Time to rethink things
I can’t sleep and I only have 4 hours left before my Saturday duty begins. My body clock is messed up again, so I decided to write instead.
This has been bothering me lately. A few weeks back, a guy friend filled me in on what’s been happening in his life, the biggest development of which is having a girlfriend. Of course that’s good news, but what happened next was odd. He asked me if I like anyone right now (typical). When I said no, he kept telling me to consider this guy who he doesn’t even know personally and I had no interest in.
I know he had good intentions, but that’s my problem exactly: Why do people feel the need to match me with someone – anyone – and so desperately at that? Am I not convincing enough when I say, yes, I am very fine on my own, thank you very much?
I don’t have plans on Valentine’s, and that’s okay. I’ve never had plans on Valentine’s every single year since birth, so this year won’t be different nor feel different, trust me. And if you can, please hold off with the brokenhearted/hugot songs and films. I appreciate the suggestions, but I am neither brokenhearted nor a fan of hugot lines.
Believe me, I know how beautiful it is to love and be loved, but I don’t think now’s the time for that. And that should be perfectly fine.
1. Seriously. It should be illegal for a drama to be this good. Ah, Healer, you have my heart completely.
2. This is what I do when I fall in love with a drama actor: I drama-stalk. Meaning, I watch almost everything he’s in. I bet I’m going to drama-stalk Ji Chang Wook after Healer, but for now it’s Yeon Woo Jin.

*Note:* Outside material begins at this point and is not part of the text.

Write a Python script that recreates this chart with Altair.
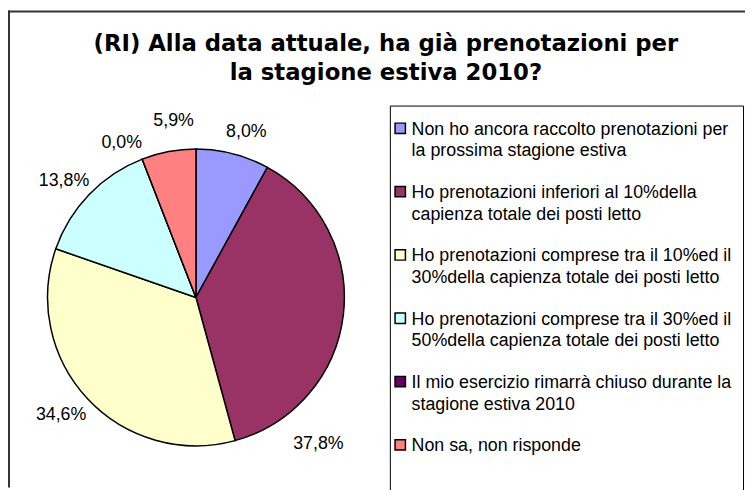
import altair as alt
import pandas as pd

title_lines = ["(RI) Alla data attuale, ha già prenotazioni per", "la stagione estiva 2010?"]

categories = [
    "Non ho ancora raccolto prenotazioni per\nla prossima stagione estiva",
    "Ho prenotazioni inferiori al 10%della\ncapienza totale dei posti letto",
    "Ho prenotazioni comprese tra il 10%ed il\n30%della capienza totale dei posti letto",
    "Ho prenotazioni comprese tra il 30%ed il\n50%della capienza totale dei posti letto",
    "Il mio esercizio rimarrà chiuso durante la\nstagione estiva 2010",
    "Non sa, non risponde",
]
values = [8.0, 37.8, 34.6, 13.8, 0.0, 5.9]
colors = ["#9999FF", "#993366", "#FFFFCC", "#CCFFFF", "#660066", "#FF8080"]

df = pd.DataFrame({
    "cat": categories,
    "value": values,
    "order": list(range(len(values))),
    "label": [f"{v:.1f}%".replace(".", ",") for v in values],
})
one = pd.DataFrame({"t": ["\n".join(title_lines)]})

CX, CY, R = 190, 290, 150
color = alt.Color("cat:N", scale=alt.Scale(domain=categories, range=colors), legend=None)

base = alt.Chart(df)

pie = base.mark_arc(outerRadius=R, stroke="black", strokeWidth=1.5).encode(
    x=alt.value(CX), y=alt.value(CY),
    theta=alt.Theta("value:Q", stack=True),
    order=alt.Order("order:Q"),
    color=color,
)

lab_base = base.transform_window(
    cum="sum(value)", sort=[alt.SortField("order")], frame=[None, 0]
).transform_calculate(mid="datum.cum - datum.value / 2")

# per-label nudges (label placement style, like Excel's outside labels)
nudges = {0: (7, 4), 1: (-52, 127), 2: (-7, -2), 3: (-6, 5), 4: (-11, 9), 5: (10, -4)}


def label_layer(i, dx, dy):
    return lab_base.transform_filter(f"datum.order == {i}").mark_text(
        radius=177, font="Liberation Sans", fontSize=18, color="black",
        baseline="middle", dx=dx, dy=dy
    ).encode(
        x=alt.value(CX), y=alt.value(CY),
        theta=alt.Theta("mid:Q", stack=None),
        text="label:N",
    )


label_layers = [label_layer(i, dx, dy) for i, (dx, dy) in nudges.items()]

leg_y = alt.Y("cat:N", scale=alt.Scale(type="point", domain=categories, range=[119, 439], padding=0), axis=None)
leg_sq = base.mark_square(size=110, stroke="black", strokeWidth=1.5, opacity=1).encode(
    x=alt.value(396.5), y=leg_y, color=color,
)
leg_txt = base.mark_text(
    align="left", baseline="alphabetic", dy=6.5, font="Liberation Sans", fontSize=18,
    lineBreak="\n", lineHeight=22, color="black"
).encode(x=alt.value(408), y=leg_y, text="cat:N")

frame = alt.Chart(one)
top_rule = frame.mark_rule(color="#333333", strokeWidth=2).encode(
    x=alt.value(0), x2=alt.value(745), y=alt.value(1))
left_rule = frame.mark_rule(color="#333333", strokeWidth=2).encode(
    x=alt.value(1), y=alt.value(0), y2=alt.value(482))
leg_box = frame.mark_rect(fill="white", stroke="black", strokeWidth=1).encode(
    x=alt.value(386.5), x2=alt.value(743.5), y=alt.value(96.5), y2=alt.value(490))
title = frame.mark_text(
    align="center", baseline="alphabetic", font="DejaVu Sans", fontWeight="bold",
    fontSize=23, lineBreak="\n", lineHeight=29, color="black"
).encode(x=alt.value(382), y=alt.value(41), text="t:N")

chart = alt.layer(
    top_rule, left_rule, leg_box, title, pie, *label_layers, leg_sq, leg_txt
).properties(
    width=745, height=482, autosize=alt.AutoSizeParams(type="none"), padding=0
).configure_view(strokeWidth=0)

chart.save("out.html", embed_options={"renderer": "svg", "actions": False})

He almost stole me from Lee Jun Ki during Arang and the Magistrate, but with such a charisma he was never meant to stay second lead. What a breakthrough performance for Marriage Not Dating! MORE MORE MORE <3
A former student messaged me last week, asking me to look over her draft of a profile she wrote about her best friend. At first I didn’t know where to start editing – she’s a college sophomore, and there’s so much she needed to improve on. I ended up just giving my comments due to time constraints, but she thanked me anyway for taking the time to help her.

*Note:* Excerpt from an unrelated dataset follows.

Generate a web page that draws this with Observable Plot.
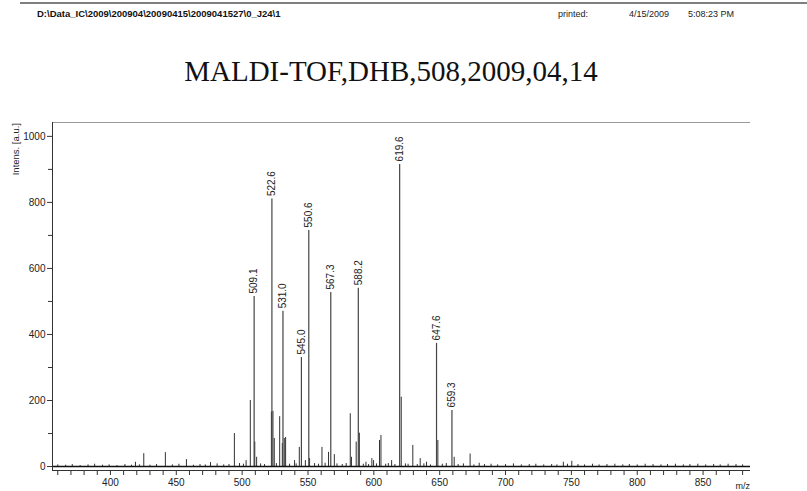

I told her the only way to get better in writing is to keep writing, even when you’re not in the mood. Write every day: on journals, blogs, tissues, everywhere! During my longest writer’s block in 2012, it was my professor’s (now boss) only advice, that I push myself anyway, and keep writing.
Stopping costs a lot (believe me, I know). If you love what you do, don’t ever stop.
Today I pushed myself to run faster after every 10-minute interval, so before I even reached my 30th minute, I was already out of breath. I’m seriously out of shape, I know, but I don’t hate my body so much as to kill myself just to finish 30 minutes.
If I do this regularly enough, I know there will come a time the 30th minute will be a piece of cake. For now, I’m just glad I actually went out of the house when the bed has been so clingy all day.
A bonus: After running, I was catching my breath and doing warm-ups by the gym’s balcony when I looked up and saw countless stars in the sky! What a treat. It’s not every day I get to pause like that.
Thank you, Lord. It’s still a beautiful world, and we’re all still under the same sky.
Ironically, it has become tougher to write blogs than articles. I’m only halfway done with my second blog for Rappler, it’s almost 3 days since I started writing, and I’m not satisfied with what I have so far. Thus this word vomit post.
I don’t know when I’m going to finish that (I hope tonight) or if I’m going to end up with something worth reading, but what worries me the most is my topic of choice. I don’t want to spoil, but it’s something absolutely close to my heart and I don’t want to ruin the opportunity so maybe that’s why it’s taking me longer than usual to write.
I’m a bit more careful with this one (but that’s not to say I’m careless with everything else I write) because it’s my first step towards one of my 2015 faith goals. I’m going nowhere with this post, but I’m writing anyway, because I need to keep writing until I get the motivation to finally, finally finish that blog.